Post consultation symptom trajectories in children presenting to primary care with acute cough and respiratory tract infection: latent class analysis of the ‘TARGET’ prospective cohort study
Problem
Accurate advice for parents regarding post-consultation symptom trajectories in children with respiratory tract infections (RTIs) has two potential benefits: (i) improved safety-netting by helping parents know if their child’s experience is normal; and (ii) the setting of realistic expectations regarding symptom duration and severity. Both are likely to help parents make better decisions regarding the need to re-attend. To our knowledge, previous studies have reported only post-consultation symptom duration.
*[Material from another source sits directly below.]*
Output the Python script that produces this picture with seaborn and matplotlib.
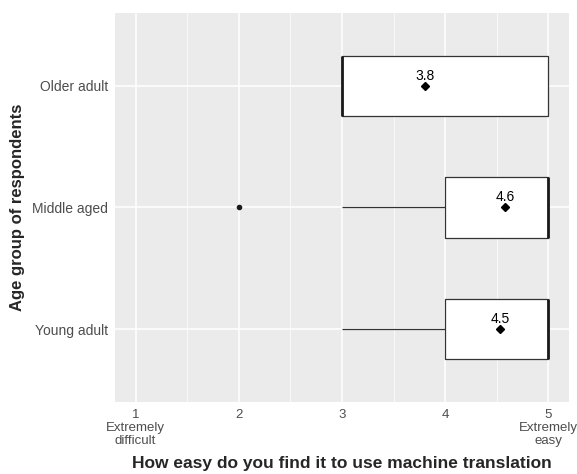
import pandas as pd
import seaborn as sns
import matplotlib.pyplot as plt

# Survey answers (1 = extremely difficult ... 5 = extremely easy)
older_adult = [3, 3, 3, 5, 5]
middle_aged = [2, 3, 4, 4, 4, 4, 4] + [5] * 17
young_adult = [3, 4, 4, 4, 4, 4] + [5] * 9

groups = ["Older adult", "Middle aged", "Young adult"]
tick_values = [1, 2, 3, 4, 5]
tick_labels = ["1\nExtremely\ndifficult", "2", "3", "4", "5\nExtremely\neasy"]

df = pd.DataFrame({
    "age": ["Older adult"] * len(older_adult) + ["Middle aged"] * len(middle_aged)
           + ["Young adult"] * len(young_adult),
    "ease": older_adult + middle_aged + young_adult,
})

sns.set_style("darkgrid", {"axes.facecolor": "#EBEBEB", "grid.color": "white"})
plt.rcParams["font.family"] = ["Liberation Sans", "DejaVu Sans"]

fig = plt.figure(figsize=(5.77, 4.74), dpi=100)
ax = fig.add_axes([0.1993, 0.1519, 0.787, 0.8207])

sns.boxplot(data=df, x="ease", y="age", order=groups, width=0.5,
            color="white", linecolor="#333333", linewidth=0.9,
            whis=1.5, showcaps=False, showmeans=True,
            meanprops=dict(marker="D", markerfacecolor="black",
                           markeredgecolor="black", markersize=4),
            medianprops=dict(color="#1a1a1a", linewidth=2),
            flierprops=dict(marker="o", markerfacecolor="#1a1a1a",
                            markeredgecolor="#1a1a1a", markersize=3),
            whiskerprops=dict(color="#333333", linewidth=0.9),
            ax=ax)

# Mean labels above the diamonds
means = df.groupby("age")["ease"].mean()
for i, g in enumerate(groups):
    ax.text(means[g], i - 0.085, f"{means[g]:.1f}", ha="center", va="center",
            fontsize=10, color="black")

ax.set_xlim(0.8, 5.2)
ax.set_ylim(2.6, -0.6)
ax.set_xticks(tick_values)
ax.set_xticklabels(tick_labels)
for t in ax.get_xticklabels():
    t.set_linespacing(1.1)
ax.set_xticks([1.5, 2.5, 3.5, 4.5], minor=True)
ax.grid(True, which="major", color="white", linewidth=1.1)
ax.grid(True, which="minor", axis="x", color="white", linewidth=0.5)
ax.tick_params(axis="both", which="major", length=3, color="#333333",
               labelcolor="#4d4d4d", labelsize=10, pad=2)
ax.tick_params(axis="x", labelsize=9.5)
ax.tick_params(axis="x", which="minor", length=0)
for s in ax.spines.values():
    s.set_visible(False)
ax.set_axisbelow(True)

ax.set_xlabel("How easy do you find it to use machine translation",
              fontsize=12.5, fontweight="bold", labelpad=6.5)
ax.set_ylabel("Age group of respondents", fontsize=12, fontweight="bold",
              labelpad=5)

fig.savefig("out.png", dpi=100)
The aim of this study is to investigate if distinct post-consultation symptom trajectory groups can be defined among children presenting to primary care with acute cough and RTI.
Approach
We used data from the ‘TARGET’ multicentre, prospective cohort study of children aged 3 months to 16 years with acute (≤28 days) cough and RTI. Parents of 2296 children recruited to the Bristol centre completed a symptom diary recording the severity of six symptoms (cough, shortness of breath, disturbed sleep, being unwell, coping with normal activities and fever) on a 7-item Likert scale (from zero 'normal’ to six ‘as bad as can be’) for 28 days or until they scored `normal` on all symptoms on two consecutive days. We used survival analysis to estimate symptom duration and latent class analysis to identify post-consultation trajectory groups.
Findings
Complete symptom diaries were available from 1408 (61.3%) children. Children with and without diary data did not differ by age (mean 4.1 vs 4.2 years, p=0.70), gender (53% vs 50% male, p=0.22), or ethnicity (89% vs 87% white, p=0.14). Symptom diary data show cough was the most persistent symptom with a median duration of ‘moderately bad or worse’ (≥3) cough of 3 days (interquartile range 1-5) and overall duration of 9 days (6-14). Median overall duration of other symptoms were: shortness of breath 4 days (1-8), disturbed sleep 6 days (3-9), unwell 7 days (4-10), interference with daily activities 5 days (3-8), and fever 2 days (0-5). Preliminary latent class analyses of cough severity define four groups: (i) ‘severe’ (6% of children), the only group to experience a deterioration post-consultation and this group had the longest and most severe trajectory; (ii) the ‘short’ group (49%)steadily improved, resolving within 5 days; (iii) the ‘delayed’ group (35%) also steadily improved, resolving by day 11 and finally; (iv) the ‘persistent’ group (10%) were still symptomatic at day 15.
Consequences
Parents can be advised that most (94%) of children’s coughs exclusively improve post-consultation. Further analyses will be conducted to identify predictors of group membership, which could be used to further reduce clinical uncertainty and improve the accuracy of safety-netting advice for parents.